In the period before independence,
we had the emergence of what's called the Non-Brahmin Movement.
And essentially, it represented the sequential involvement of different
groups, different caste groups in particular into the modern economy.
And the fact that the first group to get English language education,
the first ones to be able to take up positions in the government,
to take up positions in the modern sector as lawyers,
as schoolteachers, as journalists, were Brahmins.
They were the traditional literary class, they were the first to take up
the opportunities provided by English education.
They moved in even though they are a minority, less than 5% of the population
probably, they colonized the majority of the positions in the modern economy.

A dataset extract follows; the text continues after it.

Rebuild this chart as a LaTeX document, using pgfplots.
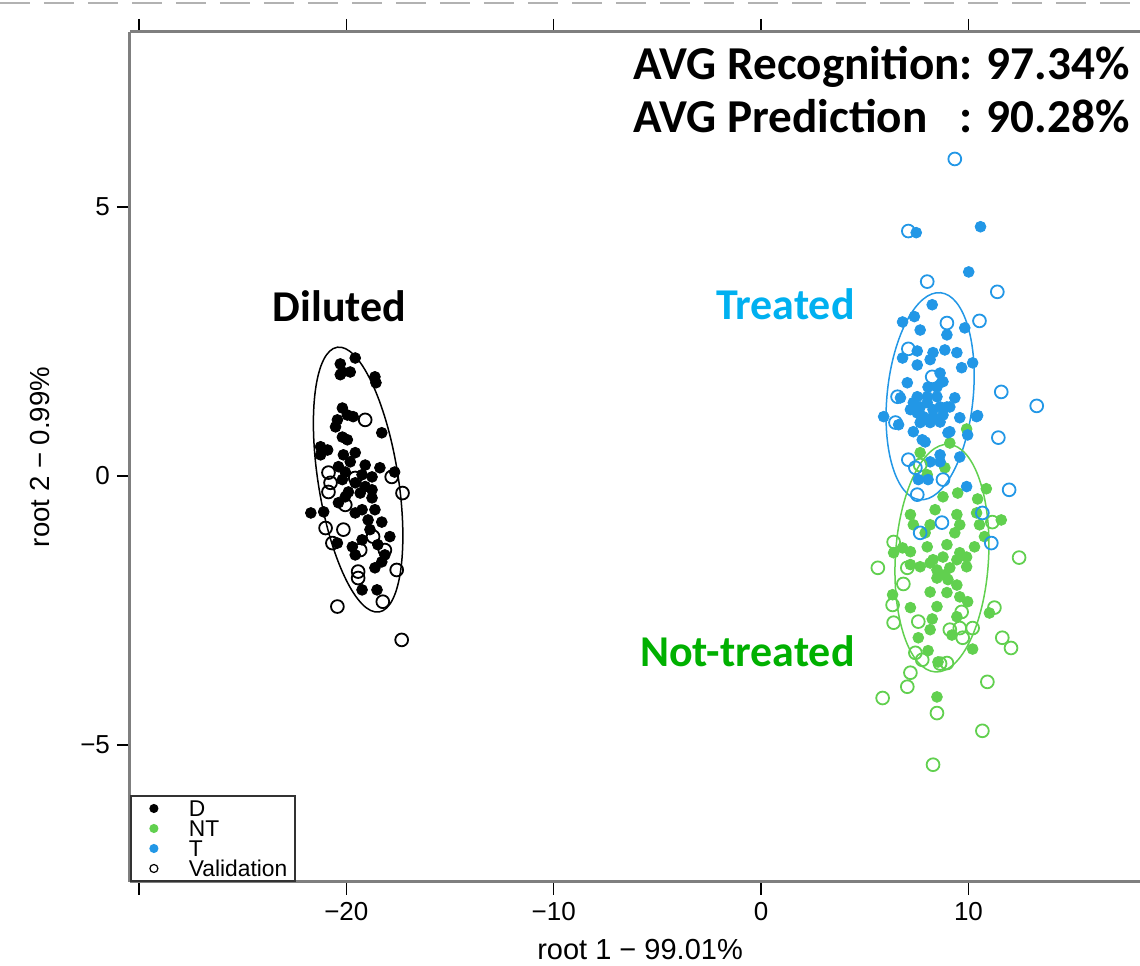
\documentclass[border=0pt]{standalone}
\usepackage{pgfplots}
\pgfplotsset{compat=1.18}
\usepackage{fontspec}
\usepackage{calc}
\setmainfont{Liberation Sans}
\newfontfamily\calibri{Carlito}
\definecolor{rblack}{HTML}{000000}
\definecolor{rgreen}{HTML}{61D04F}
\definecolor{rblue}{HTML}{2297E6}
\definecolor{txtblue}{HTML}{00B0F0}
\definecolor{txtgreen}{HTML}{00B000}
\definecolor{frame}{HTML}{7F7F7F}

\begin{document}
\begin{tikzpicture}
\begin{axis}[
    scale only axis, width=505pt, height=425pt,
    xmin=-30.43, xmax=18.27, ymin=-7.55, ymax=8.25,
    axis x line=box, axis y line=left,
    axis line style={-, draw=frame, line width=1.5pt},
    every outer x axis line/.append style={-},
    every outer y axis line/.append style={-},
    tick align=outside, major tick length=6.5pt,
    tick style={black, line width=0.75pt},
    xtick={-30,-20,-10,0,10}, xticklabels={,−20,−10,0,10},
    ytick={-5,0,5}, yticklabels={−5,0,5},
    tick label style={font=\fontsize{13}{15}\selectfont},
    xlabel={root 1 − 99.01\%}, ylabel={root 2 − 0.99\%},
    xlabel style={font=\fontsize{14.5}{16}\selectfont, at={(axis description cs:0.505,0)}, anchor=center, yshift=-34pt},
    ylabel style={font=\fontsize{13.8}{16}\selectfont, at={(axis description cs:-0.089,0.5)}, anchor=center},
    clip=false,
    legend style={at={(0,0)}, anchor=south west, draw=black!80, line width=0.9pt,
        font=\fontsize{11.4}{12}\selectfont, inner xsep=2pt, inner ysep=1.8pt,
        row sep=1pt, column sep=0pt,
        nodes={inner ysep=0.45pt, text height=8.1pt, text depth=0pt}},
    legend cell align=left,
    legend image code/.code={\path[draw=none, fill=none] (0pt,-1pt) rectangle (25pt,1pt); \draw[#1] plot coordinates {(9.5pt,0pt)};},
]
% training samples
\addplot[only marks, mark=*, mark size=2.7pt, color=rblack, forget plot] coordinates {
(-19.57,2.19) (-20.29,2.08) (-20.19,1.93) (-19.81,1.93) (-20.29,1.88) (-18.62,1.84)
(-18.57,1.73) (-20.19,1.26) (-20.43,1.04) (-19.95,1.13) (-20.52,0.91) (-19.67,1.10)
(-18.29,0.80) (-20.19,0.72) (-19.95,0.67) (-21.24,0.54) (-20.90,0.48) (-21.24,0.39)
(-20.14,0.39) (-19.57,0.43) (-20.38,0.17) (-20.05,0.07) (-19.24,0.02) (-18.38,0.15)
(-17.67,0.07) (-18.76,-0.02) (-19.57,-0.13) (-19.09,-0.20) (-20.19,-0.07) (-19.90,-0.30)
(-19.33,-0.32) (-18.76,-0.26) (-21.71,-0.69) (-21.09,-0.67) (-20.38,-0.50) (-19.57,-0.69)
(-18.95,-0.82) (-18.29,-0.86) (-18.62,-0.63) (-19.24,-0.63) (-17.90,-1.13) (-20.43,-1.25)
(-19.71,-1.32) (-19.24,-1.19) (-19.57,-1.47) (-18.14,-1.47) (-18.29,-1.60) (-18.62,-1.71)
(-19.24,-2.12) (-18.52,-2.12) (-20.05,-0.39) (-18.76,-0.41) (-19.81,0.26) (-19.09,0.20)
(-18.48,-1.28) (-18.86,-1.00)
};
\addplot[only marks, mark=*, mark size=2.7pt, color=rgreen, forget plot] coordinates {
(9.91,0.87) (9.10,0.61) (7.67,0.43) (8.86,0.15) (8.01,0.02) (9.48,-0.32) (8.77,-0.39)
(10.86,-0.24) (10.44,-0.43) (7.20,-0.72) (8.39,-0.63) (9.44,-0.72) (10.39,-0.69)
(11.58,-0.82) (7.34,-0.91) (8.15,-0.91) (9.58,-0.91) (10.53,-0.91) (7.91,-1.06)
(9.34,-1.06) (6.82,-1.34) (6.39,-1.43) (7.20,-1.41) (8.01,-1.32) (8.96,-1.28)
(9.58,-1.43) (10.29,-1.32) (10.77,-1.13) (8.29,-1.56) (8.77,-1.51) (9.44,-1.56)
(9.91,-1.51) (8.48,-1.75) (9.10,-1.71) (7.67,-1.69) (7.20,-1.65) (8.15,-1.62)
(8.86,-1.84) (9.91,-1.69) (8.48,-1.90) (9.01,-1.93) (8.15,-2.16) (9.44,-2.03)
(8.96,-2.17) (6.34,-2.21) (9.58,-2.25) (9.96,-2.34) (7.20,-2.45) (8.48,-2.43)
(8.25,-2.66) (9.44,-2.62) (11.01,-2.55) (8.15,-2.86) (9.20,-2.96) (7.58,-3.01)
(10.20,-3.22) (8.05,-3.25) (8.53,-3.46) (8.48,-4.11)
};
\addplot[only marks, mark=*, mark size=2.7pt, color=rblue, forget plot] coordinates {
(7.48,4.52) (10.58,4.63) (10.01,3.79) (8.25,3.18) (6.82,2.86) (7.39,2.96) (7.67,2.71)
(8.96,2.62) (9.82,2.75) (7.53,2.32) (8.29,2.29) (8.86,2.34) (9.44,2.29) (6.82,2.19)
(7.53,2.06) (8.15,2.16) (9.67,2.01) (10.20,2.10) (8.63,1.91) (8.77,1.75) (7.05,1.73)
(9.34,1.45) (6.72,1.45) (5.91,1.10) (10.39,1.10) (9.58,1.08) (6.63,0.95) (7.34,0.82)
(9.01,0.80) (9.96,0.76) (7.91,0.63) (9.58,0.35) (8.63,0.39)
(7.34,1.36) (7.67,1.28) (8.01,1.36) (8.29,1.23) (8.63,1.28) (7.53,1.17) (7.82,1.10)
(8.29,1.10) (8.77,1.13) (9.10,1.28) (8.01,1.47) (8.48,1.47) (8.15,0.99) (8.63,1.00)
(7.67,0.99) (7.20,1.23) (8.05,1.65) (8.48,1.65) (8.96,1.28) (7.53,1.47)
(7.77,0.67) (9.10,0.82) (10.44,1.12) (8.15,0.26) (8.63,0.26) (7.58,-0.07) (8.05,-0.07)
(9.91,-0.20)
};
% group ellipses
\draw[rblack, line width=0.75pt, rotate around={9:(axis cs:-19.43,-0.07)}]
    (axis cs:-19.43,-0.07) ellipse [x radius=20pt, y radius=67pt];
\draw[rblue, line width=0.75pt, rotate around={-5.8:(axis cs:8.15,1.48)}]
    (axis cs:8.15,1.48) ellipse [x radius=21.5pt, y radius=52pt];
\draw[rgreen, line width=0.75pt, rotate around={-3.3:(axis cs:8.72,-1.53)}]
    (axis cs:8.72,-1.53) ellipse [x radius=23.3pt, y radius=57pt];
% validation samples
\addplot[only marks, mark=o, mark size=3.2pt, line width=0.9pt, color=rblack, forget plot] coordinates {
(-19.09,1.04) (-20.86,0.06) (-20.76,-0.13) (-20.86,-0.30) (-17.81,-0.02) (-17.29,-0.32)
(-21.00,-0.97) (-20.14,-1.00) (-18.71,-1.13) (-20.67,-1.25) (-19.33,-1.38) (-18.14,-1.38)
(-17.57,-1.75) (-19.43,-1.78) (-19.43,-1.90) (-18.24,-2.34) (-20.43,-2.43) (-17.33,-3.05)
(-20.05,-0.54) (-19.57,-0.04)
};
\addplot[only marks, mark=o, mark size=3.2pt, line width=0.9pt, color=rgreen, forget plot] coordinates {
(6.39,-1.23) (5.63,-1.71) (7.05,-1.71) (12.44,-1.52) (11.15,-0.86) (6.86,-2.01)
(6.34,-2.40) (6.39,-2.73) (7.58,-2.71) (9.67,-2.53) (11.25,-2.45) (9.10,-2.86)
(9.58,-2.83) (10.20,-2.83) (9.72,-3.01) (11.63,-3.01) (12.05,-3.20) (7.44,-3.29)
(7.77,-3.42) (8.63,-3.49) (8.96,-3.48) (7.20,-3.66) (7.05,-3.92) (5.86,-4.13)
(10.91,-3.83) (8.48,-4.41) (10.67,-4.74) (8.29,-5.37) (7.67,0.20)
};
\addplot[only marks, mark=o, mark size=3.2pt, line width=0.9pt, color=rblue, forget plot] coordinates {
(9.34,5.89) (7.10,4.55) (8.01,3.61) (11.39,3.42) (10.53,2.88) (8.96,2.84) (11.58,1.56)
(13.29,1.30) (11.44,0.71) (7.10,2.36) (8.25,1.84) (6.58,1.47) (6.48,0.99) (7.10,0.30)
(7.44,0.15) (8.77,-0.07) (7.53,-0.35) (11.96,-0.26) (10.67,-0.69) (8.72,-0.87)
(7.67,-1.06) (11.10,-1.25)
};
% legend
\addlegendimage{only marks, mark=*, mark size=1.8pt, color=rblack}
\addlegendentry{D}
\addlegendimage{only marks, mark=*, mark size=1.8pt, color=rgreen}
\addlegendentry{NT}
\addlegendimage{only marks, mark=*, mark size=1.8pt, color=rblue}
\addlegendentry{T}
\addlegendimage{only marks, mark=o, mark size=2pt, line width=0.6pt, color=rblack}
\addlegendentry{Validation\hspace{7pt}}
% annotations
\node[anchor=base west, inner sep=0pt, font=\fontsize{23.6}{28}\selectfont\calibri\bfseries] at (axis cs:-6.17,7.36) {AVG Recognition: 97.34\%};
\node[anchor=base west, inner sep=0pt, font=\fontsize{23.6}{28}\selectfont\calibri\bfseries] at (axis cs:-6.17,6.38) {\makebox[\widthof{AVG Recognition}][l]{AVG Prediction}: 90.28\%};
\node[anchor=base west, inner sep=0pt, font=\fontsize{22}{26}\selectfont\calibri\bfseries, text=black] at (axis cs:-23.57,2.86) {Diluted};
\node[anchor=base east, inner sep=0pt, font=\fontsize{22}{26}\selectfont\calibri\bfseries, text=txtblue] at (axis cs:4.53,2.90) {Treated};
\node[anchor=base east, inner sep=0pt, font=\fontsize{22}{26}\selectfont\calibri\bfseries, text=txtgreen] at (axis cs:4.53,-3.55) {Not-treated};
% dashed rule along the top edge
\draw[black!30, line width=1.3pt, dash pattern=on 15pt off 7pt] (axis cs:-36.7,8.79) -- (axis cs:18.27,8.79);
\coordinate (bl) at (rel axis cs:0,0);
\coordinate (tr) at (rel axis cs:1,1);
\end{axis}
\pgfresetboundingbox
\path[use as bounding box] ([xshift=-65pt,yshift=-42pt]bl) rectangle ([yshift=16pt]tr);
\end{tikzpicture}
\end{document}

The majority of the population, let's call them two-thirds,
who are essentially the equivalent of OBCs are the backward castes.
Then came on the scene, especially those in the advanced section and
realized that their hopes for
moving into the sect here were being bought by the position of the Brahmins.
Now the Brahmins, as for as the ideology and probably the actuality
were a group who had originally come into India from somewhere,
maybe originally in Turkey, but who had come in to India and it come to the South.
Sanskrit, the traditional religious language of the Brahmins is one of
the Indo-European languages.
So the terms of political struggle were cast in
Tamilnadu in terms of Tamil and in terms of the fact,
that Tamil had imported many words from Sanskrit.
So the struggle against Brahmin domination had it's
form in the structure of the purification of the language.
And the rejection also of many aspects of caste and caste hierarchy and
the place played in it by the Brahmins.
So the groups that come forward have social reform, rejection of caste and
promotion of things like self-respect marriages.
You marry yourself, you don't need a Brahmin priest and
that opposition to the place of the Brahmins continued in a much stronger
way when we come into the electoral politics after independence.
One of the leaders of that movement was this chap here,
EVK Ramaswamy Naicker,
otherwise, known as Periyar.
I met him when I was first doing my fieldwork in India.
Funny old bloke, but he was a very sharp polemicist in his youth.
And if there's time, we can talk about some of the things that Periyar did,
but he was one of the ones who promoted the cause of the Dravidian speakers.
He had hopes of uniting all the Dravidian speakers.
And he promoted or created this party, the DK,
the Dravida Kazagham, the Dravidian Party.
And they promoted various things, like a separate nation or
maybe separate nations or maybe including all of them.
But in 1949, Periyar who was already getting on,
married a young woman in her late twenties.
And other follows of his and he also made her his successor in the party.
Other followers in the DMK, which is the Dravida Munnetra Kazagham,
Dravidian Progressive Party who rejected that,
split off and created the DMK.
Those people were people who'd been part of the party in the anti-Hindi agitations
before independence.
But what's really striking and one of the most interesting things,
if you want to follow it up is their involvement in the Tamil film industry as
we'll see in a second.
The Tamil film industry and the DMK and
the success of the AIADMK have all grown out of film, quite amazing.
It's hard to imagine a parallel anywhere else in the world.